WILLSBORO — Though motorists pass by farms on a regular basis, they may not know much about the day-to-day operations of local food producers.
Adirondack Harvest, a community-based program designed to develop and promote farms and local food, has been celebrating the harvest season with special events, including farm tours.
“These Adirondack Harvest celebrations provide consumers with opportunities to meet farmers, visit farms, taste products and have the opportunity to become Adirondack Harvest members,” Adirondack Harvest Coordinator Laurie Davis said.
“Members receive our marketing and promotional support, quarterly newsletters, workshop invitations and various premiums, from Adirondack Harvest hats and aprons to our ‘Three Farms’ DVD, ‘Small Farm Rising’ DVD, gift baskets and the Adirondack Harvest Cookbook with lots of great ideas for serving local foods.”

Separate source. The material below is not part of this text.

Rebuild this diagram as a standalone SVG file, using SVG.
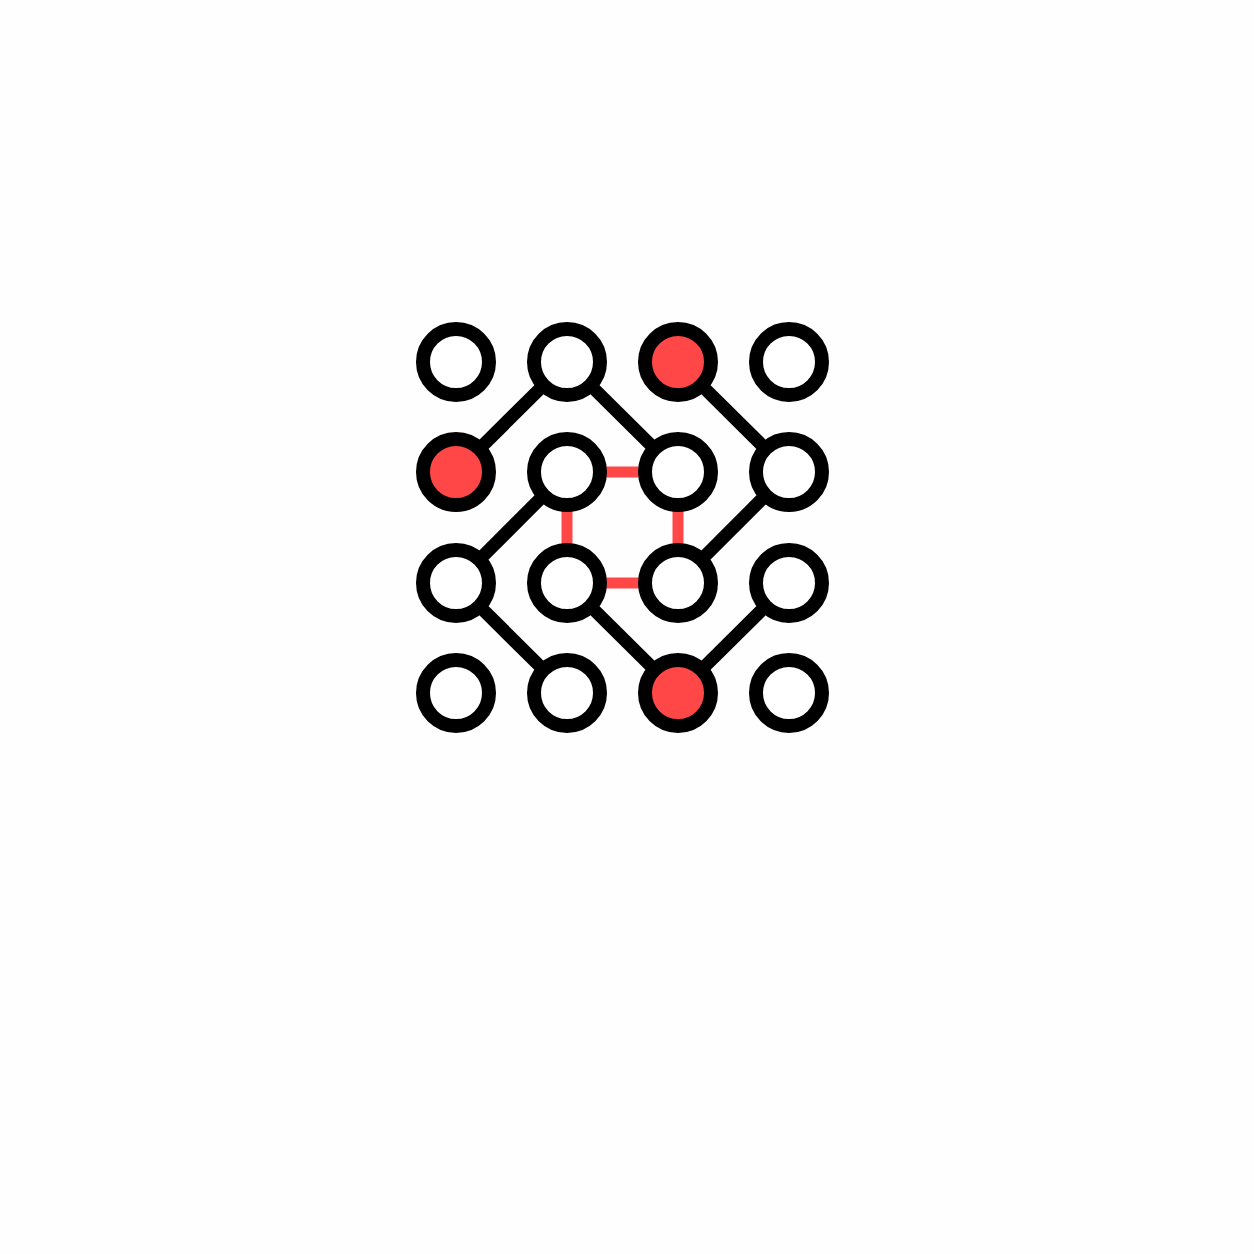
<svg xmlns="http://www.w3.org/2000/svg" width="1254" height="1254" viewBox="0 0 1254 1254">
<style>
.n{fill:#fff;stroke:#000;stroke-width:14}
.h{fill:#ff4747}
.e{stroke:#000;stroke-width:13;stroke-linecap:butt}
.r{stroke:#ff4747;stroke-width:11}
</style>
<rect width="1254" height="1254" fill="#fefefe"/>
<g id="connectors">
<line class="e" x1="567" y1="362" x2="456" y2="472"/>
<line class="e" x1="567" y1="362" x2="678" y2="472"/>
<line class="e" x1="678" y1="362" x2="789" y2="472"/>
<line class="e" x1="567" y1="472" x2="456" y2="583"/>
<line class="e" x1="789" y1="472" x2="678" y2="583"/>
<line class="e" x1="456" y1="583" x2="567" y2="693"/>
<line class="e" x1="567" y1="583" x2="678" y2="693"/>
<line class="e" x1="789" y1="583" x2="678" y2="693"/>
<line class="r" x1="567" y1="472" x2="678" y2="472"/>
<line class="r" x1="678" y1="472" x2="678" y2="583"/>
<line class="r" x1="678" y1="583" x2="567" y2="583"/>
<line class="r" x1="567" y1="583" x2="567" y2="472"/>
</g>
<g id="n00"><circle class="n" cx="456" cy="362" r="33"/></g>
<g id="n01"><circle class="n" cx="567" cy="362" r="33"/></g>
<g id="n02"><circle class="n h" cx="678" cy="362" r="33"/></g>
<g id="n03"><circle class="n" cx="789" cy="362" r="33"/></g>
<g id="n10"><circle class="n h" cx="456" cy="472" r="33"/></g>
<g id="n11"><circle class="n" cx="567" cy="472" r="33"/></g>
<g id="n12"><circle class="n" cx="678" cy="472" r="33"/></g>
<g id="n13"><circle class="n" cx="789" cy="472" r="33"/></g>
<g id="n20"><circle class="n" cx="456" cy="583" r="33"/></g>
<g id="n21"><circle class="n" cx="567" cy="583" r="33"/></g>
<g id="n22"><circle class="n" cx="678" cy="583" r="33"/></g>
<g id="n23"><circle class="n" cx="789" cy="583" r="33"/></g>
<g id="n30"><circle class="n" cx="456" cy="693" r="33"/></g>
<g id="n31"><circle class="n" cx="567" cy="693" r="33"/></g>
<g id="n32"><circle class="n h" cx="678" cy="693" r="33"/></g>
<g id="n33"><circle class="n" cx="789" cy="693" r="33"/></g>
</svg>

Events in the fall series included Forest and Farm at DaCy Meadow Farm in Westport, which included a hike on forest trails and brunch; Sugarbush Farm’s annual pig roast in Schroon Lake; and the fifth-annual Great Adirondack Rutabaga Festival.
TOOK OVER WEVER FARM
Another event, a Farmers, Friends & Food tour of the Ben Wever Farm in Willsboro, gave insight into the Shaun and Linda Gillilland family and their farm, which features grass-fed beef, poultry, lamb, trout, eggs and honey.
In addition to the tour, guests partook in a dinner in the field, under the stars, featuring food from local farms.
“I came here in 2000 and met Ben (Wever), who at 75 was the strongest guy you could have met,” recalled Linda Gillilland of the farm they purchased.
“Our first cow was Rosie, who delivered a calf. We then got Scottish Highlands cattle. When we moved here for good, it was a transitioning process. First, we brought chickens and ducks and then cows and horses. On our last load, we arrived late and just rolled out of the vehicle and slept on the ground.”